Ela e outras pessoas que passaram por situações similares à época fundaram a Associação Vítimas a Mil e obtiveram liminares na Justiça para a manutenção dos contratos. Entretanto, Letícia diz que ainda assim tem encontrado resistências para ser atendida e menos opções, já que a operadora descredenciou alguns locais de atendimento.

“Não basta que se olhe para a questão do cancelamento do plano. O cancelamento e o descredenciamento andam juntos. Hoje, a Justiça tem dado parecer favorável para que os clientes voltem ao plano de adesão, mas as operadoras estão descredenciando o atendimento. Onde estas pessoas irão se tratar? Vão enfrentar a mesma situação que eu”, disse.

Letícia destaca, ainda, que nos comunicados de cancelamento as operadoras não têm dado todas as informações referentes à portabilidade, uma garantia para que o cliente troque de plano sem ter de cumprir algumas exigências, como o período de carência de procedimentos.

O QUE DIZ A AMIL?

Em seu site, a Amil Assistência Médica Internacional S.A explica que a decisão de cancelar alguns planos coletivos por adesão deve-se ao fato “de que tais contratos, negociados por administradoras de benefícios diretamente com entidades de classe, com intermediação de corretoras, apresentam há vários anos situação de desequilíbrio extremo entre receita e despesa, a ponto de não vermos a possibilidade de reajuste exequível para corrigir esse grave problema”.

A operadora assegura, porém, que beneficiários que estejam internados ou tratamento médico garantidor de sua sobrevivência ou de sua incolumidade física “continuarão recebendo cobertura da Amil para os cuidados assistenciais prescritos até a efetiva alta, conforme os critérios e normativas estabelecidos”.

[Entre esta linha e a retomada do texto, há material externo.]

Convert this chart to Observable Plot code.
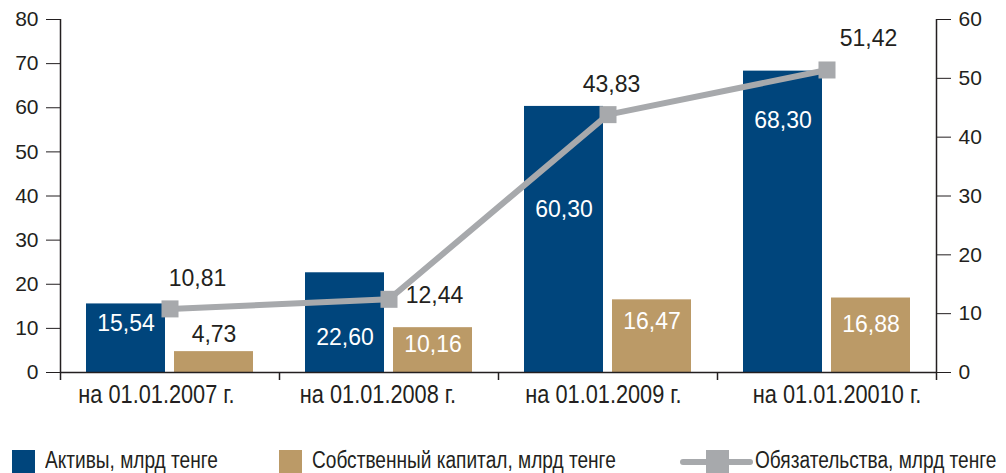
<!DOCTYPE html>
<html><head><meta charset="utf-8">
<script src="https://cdn.jsdelivr.net/npm/d3@7"></script>
<script src="https://cdn.jsdelivr.net/npm/@observablehq/plot@0.6"></script>
<style>
body{margin:0;background:#fff;}
#wrap{position:relative;width:1006px;height:473px;overflow:hidden;font-family:"Liberation Sans",Arial,sans-serif;}
.leg{position:absolute;top:449px;height:24px;line-height:23px;font-family:"Liberation Sans",Arial,sans-serif;font-size:23px;color:#231f20;white-space:nowrap;transform:scaleX(0.83);transform-origin:0 50%;}
.sw{position:absolute;width:23px;height:23px;top:450px;}
</style></head><body><div id="wrap"><div id="chart"></div></div>
<script>
// ---- data ----
const categories = ["на 01.01.2007 г.", "на 01.01.2008 г.", "на 01.01.2009 г.", "на 01.01.20010 г."];
const assets = [15.54, 22.60, 60.30, 68.30];
const equity = [4.73, 10.16, 16.47, 16.88];
const liabilities = [10.81, 12.44, 43.83, 51.42];
const leftTicks = [0, 10, 20, 30, 40, 50, 60, 70, 80];
const rightTicks = [0, 10, 20, 30, 40, 50, 60];
const seriesNames = ["Активы, млрд тенге", "Собственный капитал, млрд тенге", "Обязательства, млрд тенге"];

// ---- style / layout ----
const colors = {assets: "#00457c", equity: "#bb9a67", liab: "#a7a9ac", text: "#231f20"};
const assetLabelDy = [20, 64.5, 103, 49];
const equityLabelDy = [-17, 16.5, 21.5, 27];
const equityLabelFill = [colors.text, "#fff", "#fff", "#fff"];
const liabLabelOffset = [[27.5, -30], [45.5, -4], [3.5, -30], [41.5, -31]];
const catLabelDx = [-13.5, -11, -4.5, 10];

const W = 1006, H = 440, mL = 60, mR = 70, mT = 19, mB = 68;
const bw = (W - mL - mR) / categories.length;
const outer = 26, barW = 79, gap = 9;
const k = 80 / 60; // right axis -> left axis units
const fmt = v => v.toFixed(2).replace(".", ",");

const rows = categories.map((c, i) => ({cat: c, assets: assets[i], equity: equity[i], liab: liabilities[i]}));
const assetDx = -bw / 2 + outer + barW / 2;
const equityDx = -bw / 2 + outer + barW + gap + barW / 2;

const marks = [
  Plot.barY(rows, {x: "cat", y: "assets", fill: colors.assets, insetLeft: outer, insetRight: bw - outer - barW}),
  Plot.barY(rows, {x: "cat", y: "equity", fill: colors.equity, insetLeft: outer + barW + gap, insetRight: outer}),
  Plot.ruleY([0], {stroke: colors.text, strokeWidth: 1.5}),
  Plot.ruleX([categories[0]], {dx: -bw / 2, y1: 80, y2: 0, insetBottom: -8, stroke: colors.text, strokeWidth: 1.5}),
  Plot.ruleX([categories[categories.length - 1]], {dx: bw / 2, y1: 80, y2: 0, insetBottom: -8, stroke: colors.text, strokeWidth: 1.5}),
  Plot.ruleX(categories.slice(1), {dx: -bw / 2, y1: 0, y2: 0, insetBottom: -8, stroke: colors.text, strokeWidth: 1.5}),
  Plot.line(rows, {x: "cat", y: d => d.liab * k, stroke: colors.liab, strokeWidth: 6}),
  Plot.dot(rows, {x: "cat", y: d => d.liab * k, symbol: "square", r: 9.6, fill: colors.liab, stroke: "none"}),
  Plot.axisY(leftTicks, {anchor: "left", tickSize: 14, tickPadding: 8, fontSize: 21, label: null, color: colors.text}),
  Plot.axisY(rightTicks.map(v => v * k), {anchor: "right", tickSize: 14, tickPadding: 8, fontSize: 21, label: null, color: colors.text, tickFormat: d => String(Math.round(d / k))})
];
rows.forEach((r, i) => {
  marks.push(Plot.text([r], {x: "cat", y: "assets", text: d => fmt(d.assets), dx: assetDx, dy: assetLabelDy[i], fill: "#fff", fontSize: 23}));
  marks.push(Plot.text([r], {x: "cat", y: "equity", text: d => fmt(d.equity), dx: equityDx, dy: equityLabelDy[i], fill: equityLabelFill[i], fontSize: 23}));
  marks.push(Plot.text([r], {x: "cat", y: d => d.liab * k, text: d => fmt(d.liab), dx: liabLabelOffset[i][0], dy: liabLabelOffset[i][1], fill: colors.text, fontSize: 23}));
  marks.push(Plot.text([r], {x: "cat", y: 0, text: "cat", lineAnchor: "top", dx: catLabelDx[i], dy: 13, fill: colors.text, fontSize: 25}));
});

const chart = Plot.plot({
  width: W, height: H,
  marginTop: mT, marginBottom: mB, marginLeft: mL, marginRight: mR,
  style: {fontFamily: '"Liberation Sans", Arial, sans-serif', background: "#fff", color: colors.text},
  x: {type: "band", domain: categories, padding: 0, axis: null},
  y: {domain: [0, 80], axis: null},
  marks
});
// condense the category labels horizontally (no condensed font installed)
d3.select(chart).selectAll('g[font-size="25"] text').each(function () {
  const t = d3.select(this);
  const x = +(t.attr("x") || 0);
  const tr = t.attr("transform") || "";
  t.attr("transform", `${tr} translate(${x},0) scale(0.87,1) translate(${-x},0)`);
});
const wrap = document.getElementById("wrap");
document.getElementById("chart").appendChild(chart);

// ---- legend ----
function el(cls, style, text) {
  const d = document.createElement("div");
  if (cls) d.className = cls;
  Object.assign(d.style, style);
  if (text) d.textContent = text;
  wrap.appendChild(d);
  return d;
}
el("sw", {left: "12px", background: colors.assets});
el("leg", {left: "45px"}, seriesNames[0]);
el("sw", {left: "279px", background: colors.equity});
el("leg", {left: "312px"}, seriesNames[1]);
el(null, {position: "absolute", left: "680px", top: "459px", width: "73px", height: "6px", background: colors.liab, borderRadius: "3px"});
el("sw", {left: "706px", background: colors.liab});
el("leg", {left: "755px"}, seriesNames[2]);
</script>
</body></html>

COMO PROCEDER SE O SEU PLANO DE SAÚDE POR ADESÃO FOR CANCELADO:

  • Certifique-se de que você tem uma comunicação acerca do cancelamento (carta, e-mail ou mensagem de WhatsApp);
  • Reúna documentos, relatórios e prescrições médicas;
  • Busque um advogado especializado ou a Defensoria Pública para ingressar na Justiça com um pedido de liminar para a continuidade do contrato;
  • Em posse da liminar – uma decisão antecipada e provisória que o juiz da causa profere com urgência – o paciente pode voltar a ter acesso imediato aos serviços de saúde que lhes foram negados pela operadora;
  • É possível abrir no site da ANS (www.gov.br/ans) uma Notificação de Intermediação Preliminar (NIP) para tentar sanar o problema.